Output the first line of the listing and each line after it, up to and including the line that contains "(0,0) rectangle (398,877);", exactly as written, minus the pictures.

________________________________________

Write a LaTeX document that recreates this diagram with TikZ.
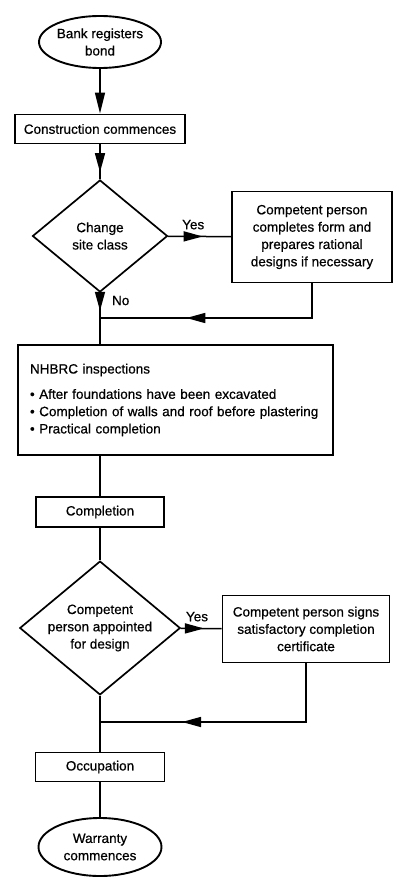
\documentclass[tikz,border=0pt]{standalone}
\usepackage{fontspec}
\setmainfont[FakeBold=0.6,AutoFakeBold=0.6]{Liberation Sans}
\usetikzlibrary{shapes.geometric, arrows.meta, positioning, decorations.markings}

\begin{document}
\begin{tikzpicture}[
    x=1pt, y=-1pt,
    font=\fontsize{13.5}{17.3}\selectfont\bfseries,
    box/.style={rectangle, draw, line width=1.9pt, minimum width=#1, minimum height=29pt, inner sep=2pt, align=center},
    terminal/.style={ellipse, draw, line width=1.9pt, minimum width=120pt, minimum height=52pt, inner sep=0pt, align=center},
    decision/.style={diamond, draw, line width=1.7pt, aspect=1.2, inner sep=0pt, align=center},
    line/.style={line width=1.5pt},
    arrow/.style={line, -{Triangle[length=21pt, width=10pt]}},
    midarrow/.style={line, postaction={decorate}, decoration={markings, mark=at position #1 with {\arrow{Triangle[length=19pt, width=10pt]}}}}
]
    \useasboundingbox (0,0) rectangle (398,877);

    \node[terminal] (bond) at (100,42) {Bank registers\\bond};
    \node[box=170pt] (start) at (100,129) {Construction commences};
    \node[decision, minimum width=135pt, minimum height=112pt] (siteclass) at (100,236) {Change\\site class};
    \node[box=160pt, minimum height=91pt] (rational) at (312,237) {Competent person\\completes form and\\prepares rational\\designs if necessary};
    \coordinate (join1) at (100,318);
    \node[box=315pt, minimum height=110pt, text width=291pt, inner xsep=12pt, align=left] (inspect) at (175.5,400)
        {NHBRC inspections\\[8pt]
         \textbullet\ After foundations have been excavated\\
         \textbullet\ Completion of walls and roof before plastering\\
         \textbullet\ Practical completion};
    \node[box=128pt, minimum height=30pt] (complete) at (100,512) {Completion};
    \node[decision, minimum width=157pt, minimum height=130pt] (appointed) at (100,628) {Competent\\person appointed\\for design};
    \node[box=167pt, minimum height=67pt] (certificate) at (306,629) {Competent person signs\\satisfactory completion\\certificate};
    \coordinate (join2) at (100,722);
    \node[box=129pt] (occupy) at (100,767) {Occupation};
    \node[terminal, minimum width=123pt, minimum height=58pt] (warranty) at (100,847) {Warranty\\commences};

    \draw[arrow] (bond) -- (start);
    \draw[midarrow=0.8] (start) -- (siteclass);
    \draw[midarrow=0.55] (siteclass) -- node[above=3pt, pos=0.4] {Yes} (rational);
    \draw[midarrow=0.35] (siteclass.south) -- node[right=8pt, pos=0.15] {No} (siteclass.south |- inspect.north);
    \draw[midarrow=0.65] (rational.south) |- (join1);
    \draw[line] (inspect.south -| complete.north) -- (complete);
    \draw[line] (complete) -- (appointed);
    \draw[midarrow=0.57] (appointed) -- node[above=3pt, pos=0.4] {Yes} (certificate);
    \draw[midarrow=0.69] (certificate.south) |- (join2);
    \draw[line] (appointed) -- (occupy);
    \draw[line] (occupy) -- (warranty);
\end{tikzpicture}
\end{document}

________________________________________

• [Output for this exercise]:
Write a LaTeX document that recreates this diagram with TikZ.
\documentclass[tikz,border=0pt]{standalone}
\usepackage{fontspec}
\setmainfont[FakeBold=0.6,AutoFakeBold=0.6]{Liberation Sans}
\usetikzlibrary{shapes.geometric, arrows.meta, positioning, decorations.markings}

\begin{document}
\begin{tikzpicture}[
    x=1pt, y=-1pt,
    font=\fontsize{13.5}{17.3}\selectfont\bfseries,
    box/.style={rectangle, draw, line width=1.9pt, minimum width=#1, minimum height=29pt, inner sep=2pt, align=center},
    terminal/.style={ellipse, draw, line width=1.9pt, minimum width=120pt, minimum height=52pt, inner sep=0pt, align=center},
    decision/.style={diamond, draw, line width=1.7pt, aspect=1.2, inner sep=0pt, align=center},
    line/.style={line width=1.5pt},
    arrow/.style={line, -{Triangle[length=21pt, width=10pt]}},
    midarrow/.style={line, postaction={decorate}, decoration={markings, mark=at position #1 with {\arrow{Triangle[length=19pt, width=10pt]}}}}
]
    \useasboundingbox (0,0) rectangle (398,877);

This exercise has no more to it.